The fact that the project was so successful tells me that no project of the sort had not been truly pursued before. Individual coverage of stories had perhaps been performed, but no effort had been pursued to document so many divergent projects citywide. Also, the topic of the project was targeted (solar energy and why it works?) and the interviewees were from diverse socio-cultural, gender, racial, and professional backgrounds.
I think our project contributes a value added to our sustainability efforts in Detroit, because more often than not, organizations and community leaders city-wide do not have the time or resources to celebrate their contributions, especially during the COVID era. I think it is extremely important to connect those stories and to weave them together, in order to spur inspiration among Detroiters. The idea is to spread the word around Detroit that going solar is possible.

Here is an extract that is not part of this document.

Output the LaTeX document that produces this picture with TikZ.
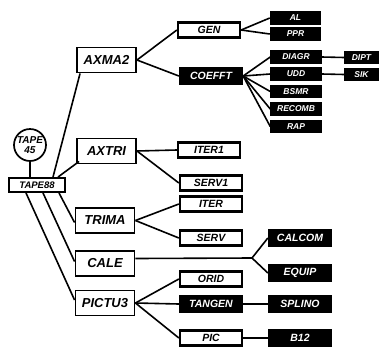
\documentclass[tikz,border=0pt]{standalone}
\usepackage{fontspec}
\setmainfont{Liberation Sans}
\usetikzlibrary{calc}
\begin{document}
\begin{tikzpicture}[x=1pt,y=-1pt,
  base/.style={draw=black,inner sep=0pt,font=\bfseries\itshape},
  lvlone/.style={base,line width=1.9pt,fill=white,minimum width=59pt,minimum height=25pt,font=\bfseries\itshape\fontsize{13}{13}\selectfont},
  lvltwo/.style={base,line width=2.3pt,fill=white,minimum width=62pt,minimum height=15pt,font=\bfseries\itshape\fontsize{10.5}{10.5}\selectfont},
  darktwo/.style={lvltwo,fill=black,text=white},
  lvlthree/.style={base,line width=1.5pt,fill=black,text=white,minimum width=50pt,minimum height=12pt,font=\bfseries\itshape\fontsize{8.5}{8.5}\selectfont},
  lvlfour/.style={lvlthree,minimum width=33pt},
  conn/.style={line width=1.6pt}]
\useasboundingbox (0,0) rectangle (383,349);
% root
\node[base,circle,line width=1.7pt,fill=white,minimum size=32pt,align=center,font=\bfseries\itshape\fontsize{10}{9.5}\selectfont] (T45) at (30,145) {TAPE\\45};
\node[base,line width=1.9pt,fill=white,minimum width=56pt,minimum height=14pt,font=\bfseries\itshape\fontsize{9.5}{9.5}\selectfont] (T88) at (37,185) {TAPE88};
% level 1
\node[lvlone] (AXMA) at (106.5,60) {AXMA2};
\node[lvlone] (AXTRI) at (106.5,151) {AXTRI};
\node[lvlone] (TRIMA) at (105,220.5) {TRIMA};
\node[lvlone] (CALE) at (105,263.5) {CALE};
\node[lvlone] (PICTU) at (105,303) {PICTU3};
% level 2
\node[lvltwo] (GEN) at (209,30) {GEN};
\node[darktwo] (COEFFT) at (211,76) {COEFFT};
\node[lvltwo] (ITERA) at (209,150) {ITER1};
\node[lvltwo] (SERVA) at (211,183) {SERV1};
\node[lvltwo] (ITER) at (211,204) {ITER};
\node[lvltwo] (SERV) at (211,238) {SERV};
\node[lvltwo] (ORID) at (211,279) {ORID};
\node[darktwo] (TANGEN) at (211,304) {TANGEN};
\node[lvltwo] (PIC) at (211,338) {PIC};
% level 3
\node[lvlthree] (AL) at (295.5,18) {AL};
\node[lvlthree] (PPR) at (295.5,34) {PPR};
\node[lvlthree] (DIAGR) at (296,57) {DIAGR};
\node[lvlthree] (UDD) at (296,74) {UDD};
\node[lvlthree] (BSMR) at (296,91.5) {BSMR};
\node[lvlthree] (RECOMB) at (296,109) {RECOMB};
\node[lvlthree] (RAP) at (296,126.5) {RAP};
\node[lvlfour] (DIPT) at (361.5,57.5) {DIPT};
\node[lvlfour] (SIK) at (361.5,74.5) {SIK};
\node[darktwo] (CALCOM) at (300,238) {CALCOM};
\node[darktwo] (EQUIP) at (300,273) {EQUIP};
\node[darktwo] (SPLINO) at (300,304) {SPLINO};
\node[darktwo] (B12) at (300,338) {B12};
\coordinate (fork) at (252,258);
% connectors
\draw[conn] (T45.south) -- (T45.south |- T88.north);
\draw[conn] ($(T88.north)+(16,0)$) -- ($(AXMA.south west)+(4,0)$);
\draw[conn] ($(T88.north)+(21,0)$) -- ($(AXTRI.south west)+(3,-3)$);
\draw[conn] ($(T88.south)+(22,0)$) -- ($(TRIMA.west)+(0,2)$);
\draw[conn] ($(T88.south)+(6,0)$) -- ($(CALE.west)+(0,-2)$);
\draw[conn] ($(T88.south)+(-11,0)$) -- ($(PICTU.west)+(0,-3)$);
\draw[conn] (AXMA.east) -- (GEN.west);
\draw[conn] (AXMA.east) -- (COEFFT.west);
\draw[conn] (AXTRI.east) -- (ITERA.west);
\draw[conn] (AXTRI.east) -- (SERVA.west);
\draw[conn] (TRIMA.east) -- (ITER.west);
\draw[conn] (TRIMA.east) -- (SERV.west);
\draw[conn] ($(CALE.east)+(0,-5)$) -- (fork);
\draw[conn] (fork) -- (CALCOM.west);
\draw[conn] (fork) -- (EQUIP.west);
\draw[conn] (PICTU.east) -- (ORID.west);
\draw[conn] (PICTU.east) -- (TANGEN.west);
\draw[conn] (PICTU.east) -- (PIC.west);
\draw[conn] (TANGEN.east) -- (SPLINO.west);
\draw[conn] (PIC.east) -- (B12.west);
\draw[conn] (GEN.east) -- (AL.west);
\draw[conn] (GEN.east) -- (PPR.west);
\draw[conn] (COEFFT.east) -- (DIAGR.west);
\draw[conn] (COEFFT.east) -- (UDD.west);
\draw[conn] (COEFFT.east) -- (BSMR.west);
\draw[conn] (COEFFT.east) -- (RECOMB.west);
\draw[conn] (COEFFT.east) -- (RAP.west);
\draw[conn] (DIAGR.east) -- (DIPT.west);
\draw[conn] (UDD.east) -- (SIK.west);
\end{tikzpicture}
\end{document}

Ultimately, the idea is that if grassroots demand for solar grows from all sides, government officials will be more prone to creating favorable and equitable policies for access to renewables. A more unanimous transition toward solar will, in turn, help us reduce citywide emissions.
Alex and I are excited to share the finished product of our work – 16 short videos- with you and our hope is that this project will become a more collective effort to document success stories around sustainability initiatives that will live on into the future and inspire others to become part of the solution!